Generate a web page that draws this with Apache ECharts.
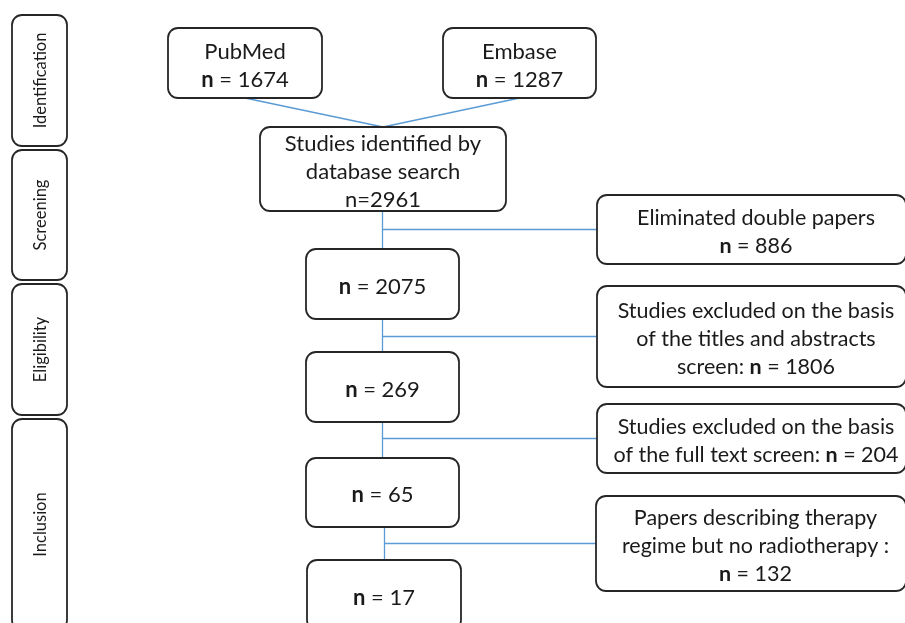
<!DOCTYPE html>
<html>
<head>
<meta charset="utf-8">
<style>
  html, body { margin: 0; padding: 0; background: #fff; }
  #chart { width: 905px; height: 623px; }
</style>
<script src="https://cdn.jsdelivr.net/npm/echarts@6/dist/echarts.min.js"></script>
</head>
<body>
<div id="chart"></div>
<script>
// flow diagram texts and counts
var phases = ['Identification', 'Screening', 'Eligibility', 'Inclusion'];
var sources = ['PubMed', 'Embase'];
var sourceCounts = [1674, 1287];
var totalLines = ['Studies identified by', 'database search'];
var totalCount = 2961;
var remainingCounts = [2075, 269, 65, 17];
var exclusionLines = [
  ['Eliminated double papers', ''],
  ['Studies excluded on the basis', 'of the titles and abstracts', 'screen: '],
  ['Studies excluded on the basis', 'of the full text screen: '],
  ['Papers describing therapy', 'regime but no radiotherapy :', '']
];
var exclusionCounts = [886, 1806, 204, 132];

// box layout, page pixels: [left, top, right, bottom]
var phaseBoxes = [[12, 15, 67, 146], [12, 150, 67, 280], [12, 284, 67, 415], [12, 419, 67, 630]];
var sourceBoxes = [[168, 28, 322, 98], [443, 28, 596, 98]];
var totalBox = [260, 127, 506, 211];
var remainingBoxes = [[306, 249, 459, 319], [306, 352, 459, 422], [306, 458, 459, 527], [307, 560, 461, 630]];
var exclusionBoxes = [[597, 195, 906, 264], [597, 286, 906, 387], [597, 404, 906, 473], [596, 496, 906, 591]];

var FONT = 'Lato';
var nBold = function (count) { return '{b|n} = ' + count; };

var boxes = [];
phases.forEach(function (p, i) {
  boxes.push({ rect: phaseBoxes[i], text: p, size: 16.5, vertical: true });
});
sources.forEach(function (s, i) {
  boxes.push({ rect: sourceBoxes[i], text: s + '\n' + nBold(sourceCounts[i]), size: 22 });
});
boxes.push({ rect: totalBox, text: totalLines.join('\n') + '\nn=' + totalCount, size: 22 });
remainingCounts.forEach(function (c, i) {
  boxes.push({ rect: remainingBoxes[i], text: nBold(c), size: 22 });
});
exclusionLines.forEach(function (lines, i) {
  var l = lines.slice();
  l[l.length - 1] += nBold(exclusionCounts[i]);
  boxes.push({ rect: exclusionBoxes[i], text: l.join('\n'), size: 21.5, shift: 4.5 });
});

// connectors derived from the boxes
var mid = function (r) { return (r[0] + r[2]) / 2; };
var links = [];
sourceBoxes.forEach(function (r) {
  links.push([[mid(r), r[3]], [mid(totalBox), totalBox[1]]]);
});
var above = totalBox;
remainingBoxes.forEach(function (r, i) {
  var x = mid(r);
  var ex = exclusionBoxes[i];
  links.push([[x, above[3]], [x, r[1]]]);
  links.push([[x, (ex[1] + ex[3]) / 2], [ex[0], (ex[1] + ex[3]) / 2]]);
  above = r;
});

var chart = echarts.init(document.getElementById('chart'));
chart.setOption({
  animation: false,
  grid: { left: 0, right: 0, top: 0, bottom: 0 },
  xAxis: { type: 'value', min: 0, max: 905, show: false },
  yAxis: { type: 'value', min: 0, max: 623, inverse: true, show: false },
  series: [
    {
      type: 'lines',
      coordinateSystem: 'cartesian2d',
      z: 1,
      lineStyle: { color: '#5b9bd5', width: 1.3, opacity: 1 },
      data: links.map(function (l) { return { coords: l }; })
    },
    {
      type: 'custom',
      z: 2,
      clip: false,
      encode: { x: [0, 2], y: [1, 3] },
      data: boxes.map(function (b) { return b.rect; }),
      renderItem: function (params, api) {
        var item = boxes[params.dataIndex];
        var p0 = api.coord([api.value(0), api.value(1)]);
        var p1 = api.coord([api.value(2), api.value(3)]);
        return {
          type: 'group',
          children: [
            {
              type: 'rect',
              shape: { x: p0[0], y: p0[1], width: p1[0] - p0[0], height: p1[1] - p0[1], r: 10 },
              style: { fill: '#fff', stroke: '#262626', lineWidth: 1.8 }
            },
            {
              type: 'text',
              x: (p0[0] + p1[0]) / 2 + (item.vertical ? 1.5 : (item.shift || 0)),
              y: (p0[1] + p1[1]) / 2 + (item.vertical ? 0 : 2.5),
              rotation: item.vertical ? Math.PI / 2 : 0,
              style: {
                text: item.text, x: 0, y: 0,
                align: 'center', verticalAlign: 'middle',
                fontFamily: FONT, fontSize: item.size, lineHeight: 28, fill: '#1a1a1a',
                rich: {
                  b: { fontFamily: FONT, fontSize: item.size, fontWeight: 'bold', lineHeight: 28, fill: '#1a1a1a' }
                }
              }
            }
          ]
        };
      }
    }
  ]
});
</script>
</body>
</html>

++++++

CHALLENGE → Pictures stay out. Repeat only the lines from the beginning of the data through the line that has "var exclusionCounts = [886, 1806, 204, 132];".

CORRECT ANSWER →
Generate a web page that draws this with Apache ECharts.
<!DOCTYPE html>
<html>
<head>
<meta charset="utf-8">
<style>
  html, body { margin: 0; padding: 0; background: #fff; }
  #chart { width: 905px; height: 623px; }
</style>
<script src="https://cdn.jsdelivr.net/npm/echarts@6/dist/echarts.min.js"></script>
</head>
<body>
<div id="chart"></div>
<script>
// flow diagram texts and counts
var phases = ['Identification', 'Screening', 'Eligibility', 'Inclusion'];
var sources = ['PubMed', 'Embase'];
var sourceCounts = [1674, 1287];
var totalLines = ['Studies identified by', 'database search'];
var totalCount = 2961;
var remainingCounts = [2075, 269, 65, 17];
var exclusionLines = [
  ['Eliminated double papers', ''],
  ['Studies excluded on the basis', 'of the titles and abstracts', 'screen: '],
  ['Studies excluded on the basis', 'of the full text screen: '],
  ['Papers describing therapy', 'regime but no radiotherapy :', '']
];
var exclusionCounts = [886, 1806, 204, 132];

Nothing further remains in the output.